▶

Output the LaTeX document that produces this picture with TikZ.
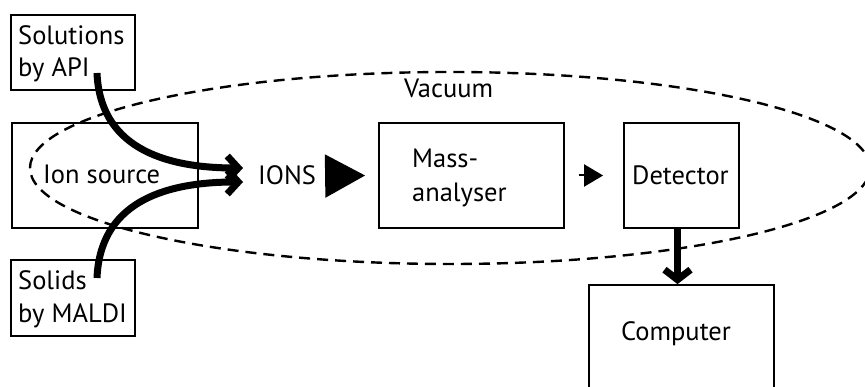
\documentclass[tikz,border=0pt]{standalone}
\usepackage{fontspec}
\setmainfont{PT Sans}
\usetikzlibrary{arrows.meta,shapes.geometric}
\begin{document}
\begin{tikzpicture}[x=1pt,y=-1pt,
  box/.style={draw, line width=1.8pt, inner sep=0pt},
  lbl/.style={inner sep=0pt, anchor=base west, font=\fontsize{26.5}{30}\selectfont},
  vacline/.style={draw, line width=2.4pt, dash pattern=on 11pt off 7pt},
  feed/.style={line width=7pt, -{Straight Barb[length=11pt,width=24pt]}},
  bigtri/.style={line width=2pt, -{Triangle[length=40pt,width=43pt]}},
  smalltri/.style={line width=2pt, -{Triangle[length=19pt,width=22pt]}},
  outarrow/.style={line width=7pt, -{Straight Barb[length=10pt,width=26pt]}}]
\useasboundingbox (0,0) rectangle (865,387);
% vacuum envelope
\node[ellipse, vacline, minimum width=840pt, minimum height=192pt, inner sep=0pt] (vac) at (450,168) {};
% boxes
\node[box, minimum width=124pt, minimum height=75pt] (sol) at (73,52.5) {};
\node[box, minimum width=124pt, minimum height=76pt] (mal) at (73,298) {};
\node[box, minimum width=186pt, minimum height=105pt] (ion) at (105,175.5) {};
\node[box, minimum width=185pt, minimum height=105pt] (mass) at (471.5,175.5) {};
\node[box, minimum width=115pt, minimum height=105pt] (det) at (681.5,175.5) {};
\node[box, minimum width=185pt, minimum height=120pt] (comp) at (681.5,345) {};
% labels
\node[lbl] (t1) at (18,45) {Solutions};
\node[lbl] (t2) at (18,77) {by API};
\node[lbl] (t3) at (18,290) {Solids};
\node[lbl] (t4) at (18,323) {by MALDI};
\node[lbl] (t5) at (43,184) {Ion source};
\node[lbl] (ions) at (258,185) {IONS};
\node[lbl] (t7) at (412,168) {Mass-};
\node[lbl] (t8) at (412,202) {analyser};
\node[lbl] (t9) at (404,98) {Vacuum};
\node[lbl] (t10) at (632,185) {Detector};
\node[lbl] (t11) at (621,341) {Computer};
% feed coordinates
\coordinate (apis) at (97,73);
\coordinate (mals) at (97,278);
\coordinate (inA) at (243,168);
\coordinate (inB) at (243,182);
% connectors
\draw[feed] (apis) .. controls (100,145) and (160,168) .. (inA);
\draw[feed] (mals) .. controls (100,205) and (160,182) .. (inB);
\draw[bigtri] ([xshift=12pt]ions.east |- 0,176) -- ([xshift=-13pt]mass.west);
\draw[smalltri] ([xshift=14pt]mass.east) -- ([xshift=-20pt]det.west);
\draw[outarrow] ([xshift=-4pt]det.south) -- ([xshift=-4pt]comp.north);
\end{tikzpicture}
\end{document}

◀

WHAT THE TASK ASKS: Omit the pictures, and quote the material above exactly as given.

WRITTEN SOLUTION:
Output the LaTeX document that produces this picture with TikZ.
\documentclass[tikz,border=0pt]{standalone}
\usepackage{fontspec}
\setmainfont{PT Sans}
\usetikzlibrary{arrows.meta,shapes.geometric}
\begin{document}
\begin{tikzpicture}[x=1pt,y=-1pt,
  box/.style={draw, line width=1.8pt, inner sep=0pt},
  lbl/.style={inner sep=0pt, anchor=base west, font=\fontsize{26.5}{30}\selectfont},
  vacline/.style={draw, line width=2.4pt, dash pattern=on 11pt off 7pt},
  feed/.style={line width=7pt, -{Straight Barb[length=11pt,width=24pt]}},
  bigtri/.style={line width=2pt, -{Triangle[length=40pt,width=43pt]}},
  smalltri/.style={line width=2pt, -{Triangle[length=19pt,width=22pt]}},
  outarrow/.style={line width=7pt, -{Straight Barb[length=10pt,width=26pt]}}]
\useasboundingbox (0,0) rectangle (865,387);
% vacuum envelope
\node[ellipse, vacline, minimum width=840pt, minimum height=192pt, inner sep=0pt] (vac) at (450,168) {};
% boxes
\node[box, minimum width=124pt, minimum height=75pt] (sol) at (73,52.5) {};
\node[box, minimum width=124pt, minimum height=76pt] (mal) at (73,298) {};
\node[box, minimum width=186pt, minimum height=105pt] (ion) at (105,175.5) {};
\node[box, minimum width=185pt, minimum height=105pt] (mass) at (471.5,175.5) {};
\node[box, minimum width=115pt, minimum height=105pt] (det) at (681.5,175.5) {};
\node[box, minimum width=185pt, minimum height=120pt] (comp) at (681.5,345) {};
% labels
\node[lbl] (t1) at (18,45) {Solutions};
\node[lbl] (t2) at (18,77) {by API};
\node[lbl] (t3) at (18,290) {Solids};
\node[lbl] (t4) at (18,323) {by MALDI};
\node[lbl] (t5) at (43,184) {Ion source};
\node[lbl] (ions) at (258,185) {IONS};
\node[lbl] (t7) at (412,168) {Mass-};
\node[lbl] (t8) at (412,202) {analyser};
\node[lbl] (t9) at (404,98) {Vacuum};
\node[lbl] (t10) at (632,185) {Detector};
\node[lbl] (t11) at (621,341) {Computer};
% feed coordinates
\coordinate (apis) at (97,73);
\coordinate (mals) at (97,278);
\coordinate (inA) at (243,168);
\coordinate (inB) at (243,182);
% connectors
\draw[feed] (apis) .. controls (100,145) and (160,168) .. (inA);
\draw[feed] (mals) .. controls (100,205) and (160,182) .. (inB);
\draw[bigtri] ([xshift=12pt]ions.east |- 0,176) -- ([xshift=-13pt]mass.west);
\draw[smalltri] ([xshift=14pt]mass.east) -- ([xshift=-20pt]det.west);
\draw[outarrow] ([xshift=-4pt]det.south) -- ([xshift=-4pt]comp.north);
\end{tikzpicture}
\end{document}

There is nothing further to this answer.